- **Exercise requirements**: Write each line of the material exactly as given, from the top through the line that contains "kl_keine = [0, 0, 0, 0, 0, 0]", and omit all pictures.

=-=-=

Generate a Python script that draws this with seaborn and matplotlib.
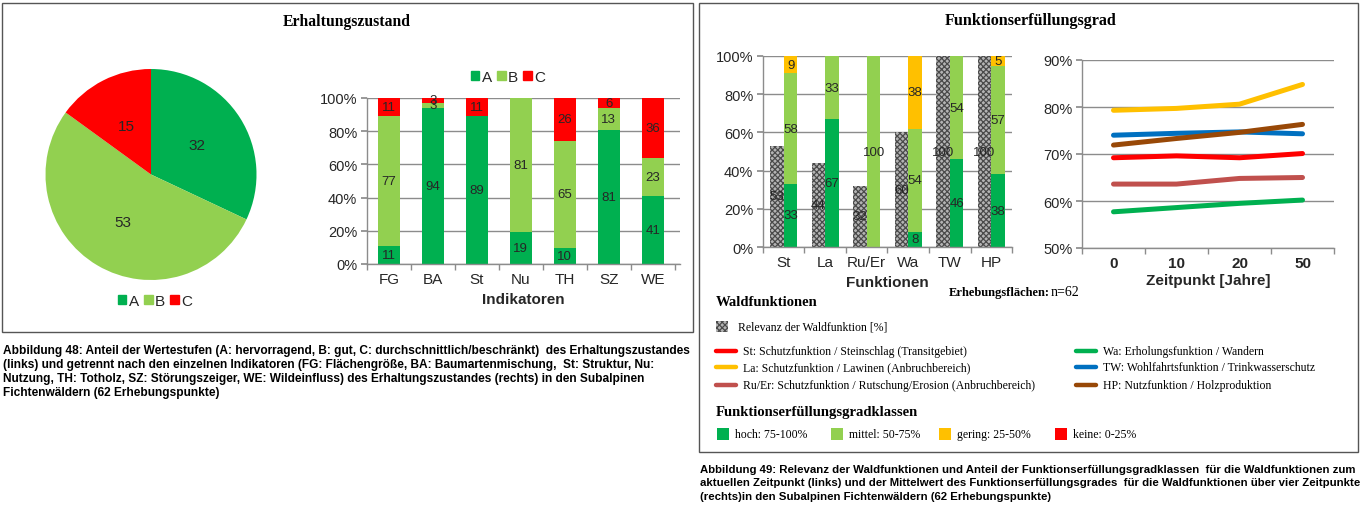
import matplotlib
matplotlib.use("Agg")
import matplotlib.pyplot as plt
from matplotlib.patches import Rectangle
from matplotlib.lines import Line2D
from matplotlib.ticker import FuncFormatter, FixedLocator
import numpy as np
import pandas as pd
import seaborn as sns

# --- data -------------------------------------------------------------
# pie: Erhaltungszustand overall
stufen = ["A", "B", "C"]
stufen_anteil = [32, 53, 15]

# stacked bars: Erhaltungszustand per Indikator
indikatoren = ["FG", "BA", "St", "Nu", "TH", "SZ", "WE"]
ind_a = [11, 94, 89, 19, 10, 81, 41]
ind_b = [77, 3, 0, 81, 65, 13, 23]
ind_c = [11, 3, 11, 0, 26, 6, 36]

# Funktionserfuellung per Waldfunktion
funktionen = ["St", "La", "Ru/Er", "Wa", "TW", "HP"]
relevanz = [53, 44, 32, 60, 100, 100]
kl_hoch = [33, 67, 0, 8, 46, 38]
kl_mittel = [58, 33, 100, 54, 54, 57]
kl_gering = [9, 0, 0, 38, 0, 5]
kl_keine = [0, 0, 0, 0, 0, 0]

# mean Funktionserfuellungsgrad over time
zeitpunkte = ["0", "10", "20", "50"]
feg_st = [69.2, 69.6, 69.2, 70.1]
feg_la = [79.3, 79.7, 80.6, 84.8]
feg_ruer = [63.6, 63.6, 64.8, 65.0]
feg_wa = [57.7, 58.6, 59.5, 60.2]
feg_tw = [74.0, 74.4, 74.7, 74.3]
feg_hp = [71.9, 73.3, 74.6, 76.3]

legend_lines = [
    "St: Schutzfunktion / Steinschlag (Transitgebiet)",
    "La: Schutzfunktion / Lawinen (Anbruchbereich)",
    "Ru/Er: Schutzfunktion / Rutschung/Erosion (Anbruchbereich)",
    "Wa: Erholungsfunktion / Wandern",
    "TW: Wohlfahrtsfunktion / Trinkwasserschutz",
    "HP: Nutzfunktion / Holzproduktion",
]
klassen_labels = ["hoch: 75-100%", "mittel: 50-75%", "gering: 25-50%", "keine: 0-25%"]

# --- style ------------------------------------------------------------
GREEN = "#00B050"
LGREEN = "#92D050"
RED = "#FF0000"
YELLOW = "#FFC000"
RUER = "#C0504D"
BLUE = "#0070C0"
BROWN = "#984807"
GRID = "#8c8c8c"
TXT = "#262626"
HATCH_FC = "#b4b4b4"
HATCH_EC = "#4a4a4a"

sns.set_theme(style="white")
plt.rcParams["font.family"] = ["Liberation Sans", "DejaVu Sans"]
plt.rcParams["hatch.linewidth"] = 0.9
SERIF = ["Liberation Serif", "DejaVu Serif"]

W, H = 1364, 506
fig = plt.figure(figsize=(W / 100, H / 100), dpi=100)


def rect(x0, y0, x1, y1):
    return [x0 / W, 1 - y1 / H, (x1 - x0) / W, (y1 - y0) / H]


def fx(x):
    return x / W


def fy(y):
    return 1 - y / H


def excel_axes(ax, ncat, yticks, fmt):
    ax.set_xlim(-0.5, ncat - 0.5)
    for s in ["top", "right"]:
        ax.spines[s].set_visible(False)
    for s in ["left", "bottom"]:
        ax.spines[s].set_color(GRID)
        ax.spines[s].set_linewidth(1)
    ax.set_yticks(yticks)
    ax.yaxis.set_major_formatter(FuncFormatter(fmt))
    ax.yaxis.grid(True, color=GRID, linewidth=1)
    ax.set_axisbelow(True)
    ax.set_xticks(np.arange(ncat))
    ax.xaxis.set_minor_locator(FixedLocator(np.arange(ncat + 1) - 0.5))
    ax.tick_params(axis="x", which="major", length=0, pad=6, labelsize=11, colors=TXT)
    ax.tick_params(axis="x", which="minor", length=4, color=GRID, direction="out", bottom=True)
    ax.tick_params(axis="y", length=4, color=GRID, direction="out", left=True,
                   labelsize=10.5, colors=TXT, pad=3)


# frames
fig.add_artist(Rectangle((fx(2), fy(333)), (693 - 2) / W, (333 - 4) / H,
                         transform=fig.transFigure, fill=False, edgecolor="#555555", lw=1))
fig.add_artist(Rectangle((fx(699), fy(453)), (1358 - 699) / W, (453 - 4) / H,
                         transform=fig.transFigure, fill=False, edgecolor="#555555", lw=1))

fig.text(fx(347), fy(22), "Erhaltungszustand", family=SERIF, weight="bold",
         fontsize=11.3, ha="center", va="center", color="black")
fig.text(fx(1031), fy(21), "Funktionserfüllungsgrad", family=SERIF, weight="bold",
         fontsize=11.6, ha="center", va="center", color="black")

# --- pie ----------------------------------------------------------------
ax_pie = fig.add_axes(rect(45, 70, 257, 281))
ax_pie.pie(stufen_anteil, colors=[GREEN, LGREEN, RED], startangle=90, counterclock=False,
           autopct=lambda p: f"{p:.0f}", pctdistance=0.52,
           textprops=dict(fontsize=11, color=TXT), wedgeprops=dict(linewidth=0))
ax_pie.set_xlim(-1, 1)
ax_pie.set_ylim(-1, 1)
ax_pie.set_aspect("equal")
pie_handles = [Rectangle((0, 0), 1, 1, color=c) for c in [GREEN, LGREEN, RED]]
fig.legend(pie_handles, stufen, loc="center", bbox_to_anchor=(fx(155), fy(302)), ncol=3,
           frameon=False, fontsize=11, handlelength=0.55, handleheight=0.55,
           handletextpad=0.15, columnspacing=0.35, labelcolor=TXT)

# --- stacked bars Indikatoren ------------------------------------------
ax1 = fig.add_axes(rect(367, 99, 680, 265))
x1 = np.arange(len(indikatoren))
raw = np.array([ind_a, ind_b, ind_c], dtype=float)
share = raw / raw.sum(axis=0) * 100
bottom = np.zeros(len(indikatoren))
for vals, sh, col, name in zip(raw, share, [GREEN, LGREEN, RED], stufen):
    bars = ax1.bar(x1, sh, 0.5, bottom=bottom, color=col, label=name, linewidth=0)
    ax1.bar_label(bars, labels=[f"{v:.0f}" if v > 0 else "" for v in vals],
                  label_type="center", fontsize=9.5, color=TXT)
    bottom += sh
excel_axes(ax1, len(indikatoren), np.arange(0, 101, 20), lambda v, p: f"{v:.0f}%")
ax1.set_xlim(-0.5, 6.62)
ax1.set_ylim(0, 100)
ax1.set_xticklabels(indikatoren)
ax1.set_xlabel("Indikatoren", fontsize=11, weight="bold", color=TXT, labelpad=4)
fig.legend(pie_handles, stufen, loc="center", bbox_to_anchor=(fx(508), fy(78)), ncol=3,
           frameon=False, fontsize=11, handlelength=0.55, handleheight=0.55,
           handletextpad=0.15, columnspacing=0.35, labelcolor=TXT)

# --- Relevanz + Funktionserfuellungsgradklassen ------------------------
ax2 = fig.add_axes(rect(763, 57, 1012, 248))
x2 = np.arange(len(funktionen))
bw = 0.33
rel = ax2.bar(x2 - bw / 2, relevanz, bw, color=HATCH_FC, edgecolor=HATCH_EC,
              hatch="xxxxxx", linewidth=0)
ax2.bar_label(rel, labels=[str(v) for v in relevanz], label_type="center",
              fontsize=9.5, color=TXT)
bottom = np.zeros(len(funktionen))
for vals, col in zip([kl_hoch, kl_mittel, kl_gering, kl_keine], [GREEN, LGREEN, YELLOW, RED]):
    vals = np.array(vals, dtype=float)
    bars = ax2.bar(x2 + bw / 2, vals, bw, bottom=bottom, color=col, linewidth=0)
    ax2.bar_label(bars, labels=[f"{v:.0f}" if v > 0 else "" for v in vals],
                  label_type="center", fontsize=9.5, color=TXT)
    bottom += vals
excel_axes(ax2, len(funktionen), np.arange(0, 101, 20), lambda v, p: f"{v:.0f}%")
ax2.set_ylim(0, 100)
ax2.set_xticklabels(funktionen)
ax2.set_xlabel("Funktionen", fontsize=11, weight="bold", color=TXT, labelpad=4)

# --- line chart ---------------------------------------------------------
ax3 = fig.add_axes(rect(1082, 61, 1334, 249))
line_names = ["St", "La", "Ru/Er", "Wa", "TW", "HP"]
line_vals = [feg_st, feg_la, feg_ruer, feg_wa, feg_tw, feg_hp]
line_cols = [RED, YELLOW, RUER, GREEN, BLUE, BROWN]
df = pd.DataFrame({
    "pos": np.tile(np.arange(len(zeitpunkte)), len(line_names)),
    "wert": np.concatenate(line_vals),
    "funktion": np.repeat(line_names, len(zeitpunkte)),
})
sns.lineplot(data=df, x="pos", y="wert", hue="funktion", hue_order=line_names,
             palette=dict(zip(line_names, line_cols)), linewidth=3.6, legend=False,
             ax=ax3, solid_capstyle="round")
excel_axes(ax3, len(zeitpunkte), np.arange(50, 91, 10), lambda v, p: f"{v:.0f}%")
ax3.set_ylim(50, 90)
ax3.set_xticklabels(zeitpunkte, weight="bold")
ax3.set_xlabel("Zeitpunkt [Jahre]", fontsize=11, weight="bold", color=TXT, labelpad=2)
ax3.set_ylabel("")

fig.text(fx(949), fy(293), "Erhebungsflächen:", family=SERIF, weight="bold",
         fontsize=9, ha="left", va="center", color="black")
fig.text(fx(1051), fy(293), "n=62", family=SERIF, fontsize=10,
         ha="left", va="center", color="black")

# --- legend block -------------------------------------------------------
fig.text(fx(716), fy(303), "Waldfunktionen", family=SERIF, weight="bold",
         fontsize=10.5, ha="left", va="center", color="black")
fig.add_artist(Rectangle((fx(716), fy(333)), 12 / W, 11 / H, transform=fig.transFigure,
                         facecolor=HATCH_FC, edgecolor=HATCH_EC, hatch="xxxxxx", lw=0))
fig.text(fx(738), fy(328), "Relevanz der Waldfunktion [%]", family=SERIF,
         fontsize=8.5, ha="left", va="center", color="black")
rows_y = [352, 368, 386]
for i, (lab, col) in enumerate(zip(legend_lines, line_cols)):
    lx = 716 if i < 3 else 1076
    ly = rows_y[i % 3]
    fig.add_artist(Line2D([fx(lx), fx(lx + 20)], [fy(ly), fy(ly)], transform=fig.transFigure,
                          color=col, linewidth=3.2))
    fig.text(fx(lx + 27), fy(ly), lab, family=SERIF, fontsize=8.5, ha="left",
             va="center", color="black")

fig.text(fx(716), fy(413), "Funktionserfüllungsgradklassen", family=SERIF, weight="bold",
         fontsize=10.5, ha="left", va="center", color="black")
sq_x = [717, 831, 939, 1055]
for sx, lab, col in zip(sq_x, klassen_labels, [GREEN, LGREEN, YELLOW, RED]):
    fig.add_artist(Rectangle((fx(sx), fy(441)), 12 / W, 12 / H, transform=fig.transFigure,
                             facecolor=col, lw=0))
    fig.text(fx(sx + 18), fy(435), lab, family=SERIF, fontsize=8.5, ha="left",
             va="center", color="black")

# --- captions -----------------------------------------------------------
cap48 = [
    "Abbildung 48: Anteil der Wertestufen (A: hervorragend, B: gut, C: durchschnittlich/beschränkt)  des Erhaltungszustandes",
    "(links) und getrennt nach den einzelnen Indikatoren (FG: Flächengröße, BA: Baumartenmischung,  St: Struktur, Nu:",
    "Nutzung, TH: Totholz, SZ: Störungszeiger, WE: Wildeinfluss) des Erhaltungszustandes (rechts) in den Subalpinen",
    "Fichtenwäldern (62 Erhebungspunkte)",
]
for i, line in enumerate(cap48):
    fig.text(fx(3), fy(351 + 14 * i), line, weight="bold", fontsize=8.55,
             ha="left", va="center", color="black")
cap49 = [
    "Abbildung 49: Relevanz der Waldfunktionen und Anteil der Funktionserfüllungsgradklassen  für die Waldfunktionen zum",
    "aktuellen Zeitpunkt (links) und der Mittelwert des Funktionserfüllungsgrades  für die Waldfunktionen über vier Zeitpunkte",
    "(rechts)in den Subalpinen Fichtenwäldern (62 Erhebungspunkte)",
]
for i, line in enumerate(cap49):
    fig.text(fx(700), fy(470 + 13.5 * i), line, weight="bold", fontsize=8.2,
             ha="left", va="center", color="black")

fig.savefig("out.png", dpi=100)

=-=-=

- **Response to the task**:
Generate a Python script that draws this with seaborn and matplotlib.
import matplotlib
matplotlib.use("Agg")
import matplotlib.pyplot as plt
from matplotlib.patches import Rectangle
from matplotlib.lines import Line2D
from matplotlib.ticker import FuncFormatter, FixedLocator
import numpy as np
import pandas as pd
import seaborn as sns

# --- data -------------------------------------------------------------
# pie: Erhaltungszustand overall
stufen = ["A", "B", "C"]
stufen_anteil = [32, 53, 15]

# stacked bars: Erhaltungszustand per Indikator
indikatoren = ["FG", "BA", "St", "Nu", "TH", "SZ", "WE"]
ind_a = [11, 94, 89, 19, 10, 81, 41]
ind_b = [77, 3, 0, 81, 65, 13, 23]
ind_c = [11, 3, 11, 0, 26, 6, 36]

# Funktionserfuellung per Waldfunktion
funktionen = ["St", "La", "Ru/Er", "Wa", "TW", "HP"]
relevanz = [53, 44, 32, 60, 100, 100]
kl_hoch = [33, 67, 0, 8, 46, 38]
kl_mittel = [58, 33, 100, 54, 54, 57]
kl_gering = [9, 0, 0, 38, 0, 5]
kl_keine = [0, 0, 0, 0, 0, 0]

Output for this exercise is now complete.